For Congestion Pricing, Against Bridge Tolls

Among the elected officials who came out at a press conference yesterday against the Ravitch Commission’s recommendation to raise revenue for the M.T.A. by tolling the East River bridges was Senator-elect Dan Squadron.

It’s interesting because while Squadron opposes tolling East River Bridges, he is in favor of congestion pricing.

Squadron, though a spokesman, emailed to explain:

"As we try to close a historic MTA budget gap without breaking the backs of straphangers, we need innovative funding solutions that also clean up our environment and cut down on commerce-choking congestion. Instead of dividing the boroughs of the Bronx, Brooklyn and Queens from the rest of the city by throwing inflexible, permanent tolls on east river bridges, we need a solution that deals with the problem: more funding for public transit with less pollution and congestion, especially at peak times. Unlike the bridge tolls proposal, congestion pricing, market-rate street parking and variable weight (or MPG) charges for automobiles would accomplish those goals."

UPDATE: Here's the point-by-point response to the Ravitch Commission report that Squadron released yesterday:

1) Review of the MTA's operating budget and capital needs

ON TRACK: · The report rightfully identifies the way that over-reliance on self-supported capital debt depletes the MTA operating budget.

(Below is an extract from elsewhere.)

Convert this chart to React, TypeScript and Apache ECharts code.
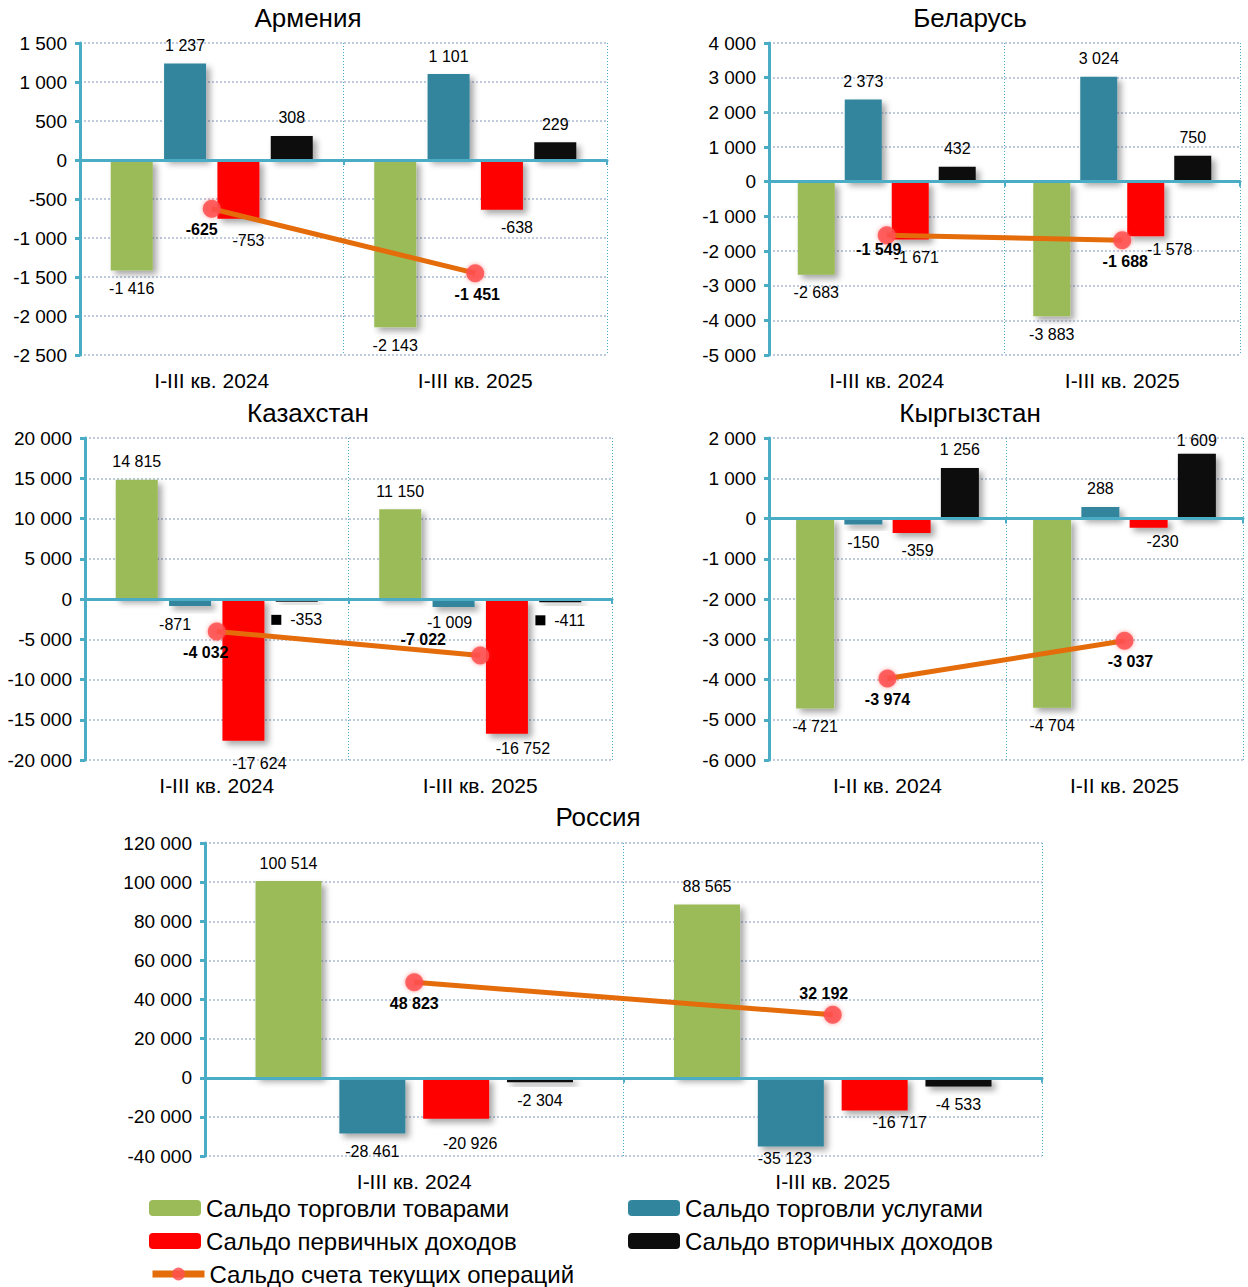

· The report points to the need for improved bus service, a necessity for retaining ridership, serving seniors and helping New Yorkers in underserved areas obtain access to transportation.

MIND THE GAP:

· The report lacks a comprehensive review of the MTA's real estate holdings and areas for short or long-term cost-savings.

· The report lacks a clear prioritization of projects within the capital program, including short- and long-term cost benefit analysis, in case the dedicated funding streams come up short.

2) Fare policy ON TRACK:

· The commission recommends against the proposed 23% fare increase, which would be a hardship on straphangers. · The report is reluctant to adopt a set, arbitrary "fare ratio" formula.

MIND THE GAP:

· If the MTA does adopt an inflation-pegged biannual fare increase structure as recommended, it must create a new, more stringent process for out-of-cycle increases.

· If an out-of-cycle increase is required, there must be true accountability for poor planning by the Chairman, Executive Director and Board if such an increase is required. · The process for determining fares biannually must allow for fare decreases as well.

3) New approaches and funding sources to meet the MTA's needs ON TRACK:

· Creation of the Mobility Tax for those who benefit from the MTA's service but don't contribute, to be put into the new Capital Finance Authority.

MIND THE GAP:

· The proposal for East River tolls, which would divide Manhattan from the rest of the city, ignores preferable alternatives for a vehicle-based revenue stream, such as congestion pricing, variable vehicle weight charges, MPG rating charges or market-rate street parking.

4) Additional regional mass transit needs ON TRACK: · The report recognizes the dire need for an investment in Bus Rapid Transit. MIND THE GAP:

· The report lacks discussion of other alternative transit options, including "people movers," monorails and the role of bicycling on our overall transit picture.

5) Governance changes

ON TRACK:

· The recommendation to rationalize the roles of the Chairman and Executive Director would improve accountability and independence at the MTA.

· The report correctly identifies issue expertise among board members as a valuable asset for the MTA and offers a valuable recommendation that such expertise be required.

MIND THE GAP:

· The report does not consider the appropriate balance of board appointments among the Mayor, the Governor, riders and other constituencies.

· The report offers no recommendations about rider experience beyond operational concerns. 6) Transparency and accountability

ON TRACK:

· The report recommends increased web access for MTA reports and audits, which would help make the authority more transparent to New Yorkers.

MIND THE GAP:

· There is no mention of an independent process for assessing the performance of the Chairman, Executive Director and board based on accuracy of financial projections and rider satisfaction.